Numerosi sono gli interrogativi che sono sorti - e ancora sorgono - in relazione alla contemporanea applicazione di due normative (il D.Lgs. n. 196/2003 e il GDPR) che, almeno apparentemente, presentano profili di incompatibilità o, più correttamente, di difficile conciliazione con le realtà in cui troveranno applicazione.
A titolo esemplificativo, non sono previste ipotesi di semplificazione per le piccole e medie imprese, cui potrebbe essere assimilato il condominio o lo studio di amministrazione condominiale, ovvero in ordine alla videosorveglianza ovvero ancora alle specifiche misure di sicurezza, attualmente indicate dal Disciplinare Tecnico Allegato B al Codice della Privacy e che non trovano conferma né smentita all'interno della normativa europea.
Ad oggi non è stato emanato alcun documento di coordinamento e adeguamento della normativa nazionale italiana, pur essendo scaduto il termine fissato dal Parlamento al Governo per l'emanazione di tale atto.
In virtù di quanto disposto dall'art. 32 della l. 24 dicembre 2012, n. 234,richiamato dalla l. 25 ottobre 2017 n. 163 art. 13 che ha conferito la delega al Governo per l'adozione di un decreto di coordinamento e considerato che lo schema di decreto delegato è stato inviato alle Commissioni parlamentari per il previsto parere quando mancavano meno di 30 giorni alla scadenza della delega stessa, tale scadenza (originariamente fissata per il 21 maggio) è prorogata per la durata di tre mesi.
La delega concessa al Governo perché adotti il decreto di coordinamento scadrà quindi il 21 agosto.

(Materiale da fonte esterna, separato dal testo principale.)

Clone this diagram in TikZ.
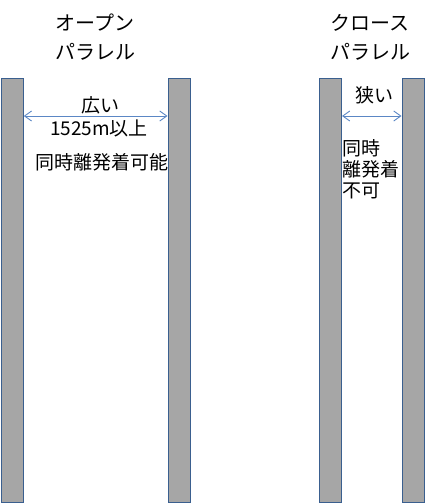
\documentclass[tikz,border=0pt]{standalone}
\usepackage{fontspec}
\setmainfont{Noto Sans CJK JP}
\usetikzlibrary{arrows.meta}
\definecolor{railfill}{HTML}{A6A6A6}
\definecolor{railedge}{HTML}{3A5F8F}
\definecolor{arrowc}{HTML}{5B87C5}
\tikzset{
  rail/.style={draw=railedge, fill=railfill, line width=1pt},
  widtharrow/.style={draw=arrowc, line width=0.9pt, {Straight Barb[length=7pt,width=10pt]}-{Straight Barb[length=7pt,width=10pt]}},
  title/.style={font=\fontsize{20}{29}\selectfont, align=center, inner sep=0pt},
  body/.style={font=\fontsize{19}{21}\selectfont, inner sep=0pt},
}
\begin{document}
\begin{tikzpicture}[x=1pt,y=-1pt]
\useasboundingbox (0,0) rectangle (425,503);
\node[rail, minimum width=22pt, minimum height=424pt, anchor=north west, inner sep=0pt] (r1) at (0.8,78) {};
\node[rail, minimum width=22pt, minimum height=424pt, anchor=north west, inner sep=0pt] (r2) at (167.5,78) {};
\node[rail, minimum width=22pt, minimum height=424pt, anchor=north west, inner sep=0pt] (r3) at (319,78) {};
\node[rail, minimum width=22pt, minimum height=424pt, anchor=north west, inner sep=0pt] (r4) at (401.5,78) {};
\coordinate (a1) at (r1.east |- 0,116);
\coordinate (b1) at (r2.west |- 0,116);
\coordinate (a2) at (r3.east |- 0,116);
\coordinate (b2) at (r4.west |- 0,116);
\draw[widtharrow] (a1) -- (b1);
\draw[widtharrow] (a2) -- (b2);
\node[title] (t1) at (95,37.5) {オープン\\パラレル};
\node[title] (t2) at (370,37.5) {クロース\\パラレル};
\node[body] (w1) at (100,105) {広い};
\node[body] (d1) at (99,128) {1525m以上};
\node[body] (s1) at (102,162) {同時離発着可能};
\node[body] (w2) at (374.5,95) {狭い};
\node[body, align=left, anchor=north west] (s2) at (342.5,139) {同時\\離発着\\不可};
\end{tikzpicture}
\end{document}
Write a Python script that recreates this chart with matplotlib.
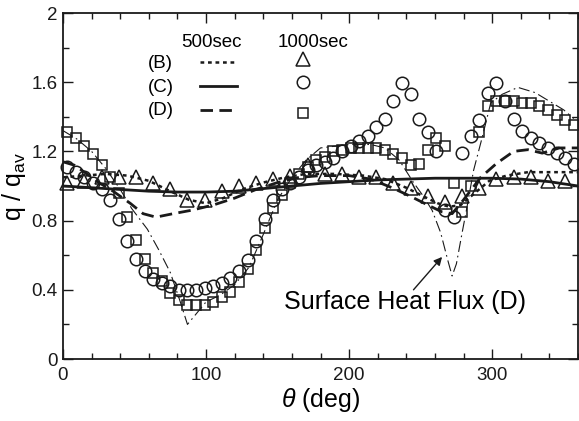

Nel frattempo sarà evidentemente complesso, per i titolari di trattamento dei dati, seguire delle direttive che possano considerarsi definitive.
Al fine di contrastare l'inevitabile clima di incertezza, nell'attesa che venga emanato il decreto di coordinamento tra norma italiana ed europea, il miglior consiglio che si possa fornire per adeguare il proprio sistema di gestione della privacy è quello di restare allerta e affidarsi a consulenti esperti che effettuino corrette valutazioni sulle reali esigenze in materia di trattamento dei dati che emergono dall'analisi delle attività di trattamento concretamente effettuate.
Appare inoltre utile predisporre una "documentazione transitoria", che rinvii sia al D.Lgs. 196/03 che al Regolamento UE 679/2016, ciascuno per le proprie specifiche competenze, operando l'opportuno coordinamento tra le disposizioni.
Allo stesso modo, seppur in via transitoria, dovranno essere predisposti gli incarichi al trattamento dei dati dei responsabili e le informative, così da dimostrare - nell'ipotesi di un controllo - di aver adempiuto all'onere di re-ingegnerizzazione delle procedure documentali e di trattamento in linea con il principio della "privacy by default and by design".
Tale consiglio, evidentemente, non è molto gradito a quanti, fino ad oggi, si sono improvvisati sedicenti "esperti" del settore, comunicando con convinta certezza che il passaggio dalla nostra normativa al GDPR sarebbe stato assolutamente lineare e privo di intoppi, risolvendosi con la pura e semplice cancellazione del D.Lgs. 196/2003.
Ed invero, se in un primo momento si parlava di "adeguamento al GDPR" sulla base dell'intenzione di abrogare la normativa italiana a favore di quella europea, la nuova bozza di decreto di armonizzazione delinea uno scenario completamente diverso, che ha lo scopo di far convivere il Codice della privacy con il GDPR, attraverso un'effettiva opera di coordinamento tra i testi.
Si ritiene quindi opportuno, in buona sostanza, attendere l'arrivo di informazioni e istruzioni definitive, che solo dopo il 21 agosto 2018, salvo ulteriori proroghe, potremo avere.
Fino ad allora, il buon consiglio che può essere dato, è quello di avviare le procedure di adeguamento della documentazione alla rinnovata normativa in materia di trattamento e protezione dei dati personali, con l'accortezza di sottoscrivere accordi che prevedano costi chiari e trasparenti anche per l'aggiornamento alla normativa in corso di definizione.